• **Brief**:
Go through the listing and set it down exactly, leaving out its pictures.
*** Information shown ***
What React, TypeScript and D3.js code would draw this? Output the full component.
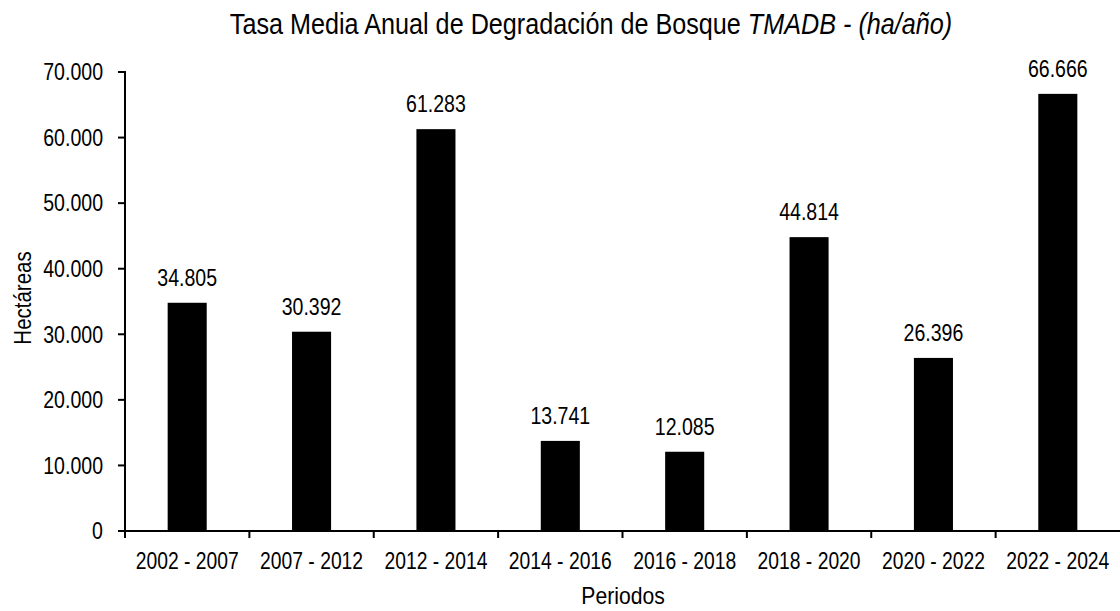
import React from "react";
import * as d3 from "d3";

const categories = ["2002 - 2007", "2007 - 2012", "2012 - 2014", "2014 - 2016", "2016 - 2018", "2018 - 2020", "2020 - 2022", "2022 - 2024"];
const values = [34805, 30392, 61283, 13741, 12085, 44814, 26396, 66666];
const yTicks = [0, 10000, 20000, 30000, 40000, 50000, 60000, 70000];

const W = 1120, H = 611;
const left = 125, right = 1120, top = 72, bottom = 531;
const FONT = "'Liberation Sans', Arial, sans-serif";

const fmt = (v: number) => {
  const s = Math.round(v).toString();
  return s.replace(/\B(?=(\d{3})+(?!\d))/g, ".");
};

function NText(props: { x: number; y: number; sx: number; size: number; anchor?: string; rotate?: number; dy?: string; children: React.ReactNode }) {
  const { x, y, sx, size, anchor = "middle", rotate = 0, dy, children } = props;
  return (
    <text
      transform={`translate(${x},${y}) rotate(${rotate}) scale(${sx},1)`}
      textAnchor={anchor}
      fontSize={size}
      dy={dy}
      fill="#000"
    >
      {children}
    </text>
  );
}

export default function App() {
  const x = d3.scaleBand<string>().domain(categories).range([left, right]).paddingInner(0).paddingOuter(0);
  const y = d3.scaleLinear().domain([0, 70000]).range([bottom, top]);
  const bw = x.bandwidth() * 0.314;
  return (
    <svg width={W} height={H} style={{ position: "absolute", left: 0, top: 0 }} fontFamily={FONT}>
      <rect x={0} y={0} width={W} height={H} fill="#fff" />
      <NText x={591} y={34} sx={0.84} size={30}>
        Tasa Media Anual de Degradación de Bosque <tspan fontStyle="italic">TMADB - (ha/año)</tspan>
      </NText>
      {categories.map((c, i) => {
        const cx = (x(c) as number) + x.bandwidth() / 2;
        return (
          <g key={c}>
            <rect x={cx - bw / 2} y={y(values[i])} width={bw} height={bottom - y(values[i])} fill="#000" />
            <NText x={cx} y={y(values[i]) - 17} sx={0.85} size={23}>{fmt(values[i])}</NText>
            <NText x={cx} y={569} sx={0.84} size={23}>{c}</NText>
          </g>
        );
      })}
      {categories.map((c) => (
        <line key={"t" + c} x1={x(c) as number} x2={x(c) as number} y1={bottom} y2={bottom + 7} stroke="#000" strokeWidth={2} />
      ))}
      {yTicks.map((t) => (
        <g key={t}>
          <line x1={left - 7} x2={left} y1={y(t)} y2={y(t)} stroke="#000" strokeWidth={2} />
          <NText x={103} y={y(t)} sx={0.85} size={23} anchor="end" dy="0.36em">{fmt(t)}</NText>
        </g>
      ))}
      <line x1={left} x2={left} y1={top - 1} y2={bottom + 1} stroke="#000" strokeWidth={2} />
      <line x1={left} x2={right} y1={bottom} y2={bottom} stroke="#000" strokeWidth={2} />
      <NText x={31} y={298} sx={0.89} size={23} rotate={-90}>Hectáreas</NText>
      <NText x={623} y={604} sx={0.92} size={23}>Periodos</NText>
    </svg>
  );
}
***
• **Full solution**:
What React, TypeScript and D3.js code would draw this? Output the full component.
import React from "react";
import * as d3 from "d3";

const categories = ["2002 - 2007", "2007 - 2012", "2012 - 2014", "2014 - 2016", "2016 - 2018", "2018 - 2020", "2020 - 2022", "2022 - 2024"];
const values = [34805, 30392, 61283, 13741, 12085, 44814, 26396, 66666];
const yTicks = [0, 10000, 20000, 30000, 40000, 50000, 60000, 70000];

const W = 1120, H = 611;
const left = 125, right = 1120, top = 72, bottom = 531;
const FONT = "'Liberation Sans', Arial, sans-serif";

const fmt = (v: number) => {
  const s = Math.round(v).toString();
  return s.replace(/\B(?=(\d{3})+(?!\d))/g, ".");
};

function NText(props: { x: number; y: number; sx: number; size: number; anchor?: string; rotate?: number; dy?: string; children: React.ReactNode }) {
  const { x, y, sx, size, anchor = "middle", rotate = 0, dy, children } = props;
  return (
    <text
      transform={`translate(${x},${y}) rotate(${rotate}) scale(${sx},1)`}
      textAnchor={anchor}
      fontSize={size}
      dy={dy}
      fill="#000"
    >
      {children}
    </text>
  );
}

export default function App() {
  const x = d3.scaleBand<string>().domain(categories).range([left, right]).paddingInner(0).paddingOuter(0);
  const y = d3.scaleLinear().domain([0, 70000]).range([bottom, top]);
  const bw = x.bandwidth() * 0.314;
  return (
    <svg width={W} height={H} style={{ position: "absolute", left: 0, top: 0 }} fontFamily={FONT}>
      <rect x={0} y={0} width={W} height={H} fill="#fff" />
      <NText x={591} y={34} sx={0.84} size={30}>
        Tasa Media Anual de Degradación de Bosque <tspan fontStyle="italic">TMADB - (ha/año)</tspan>
      </NText>
      {categories.map((c, i) => {
        const cx = (x(c) as number) + x.bandwidth() / 2;
        return (
          <g key={c}>
            <rect x={cx - bw / 2} y={y(values[i])} width={bw} height={bottom - y(values[i])} fill="#000" />
            <NText x={cx} y={y(values[i]) - 17} sx={0.85} size={23}>{fmt(values[i])}</NText>
            <NText x={cx} y={569} sx={0.84} size={23}>{c}</NText>
          </g>
        );
      })}
      {categories.map((c) => (
        <line key={"t" + c} x1={x(c) as number} x2={x(c) as number} y1={bottom} y2={bottom + 7} stroke="#000" strokeWidth={2} />
      ))}
      {yTicks.map((t) => (
        <g key={t}>
          <line x1={left - 7} x2={left} y1={y(t)} y2={y(t)} stroke="#000" strokeWidth={2} />
          <NText x={103} y={y(t)} sx={0.85} size={23} anchor="end" dy="0.36em">{fmt(t)}</NText>
        </g>
      ))}
      <line x1={left} x2={left} y1={top - 1} y2={bottom + 1} stroke="#000" strokeWidth={2} />
      <line x1={left} x2={right} y1={bottom} y2={bottom} stroke="#000" strokeWidth={2} />
      <NText x={31} y={298} sx={0.89} size={23} rotate={-90}>Hectáreas</NText>
      <NText x={623} y={604} sx={0.92} size={23}>Periodos</NText>
    </svg>
  );
}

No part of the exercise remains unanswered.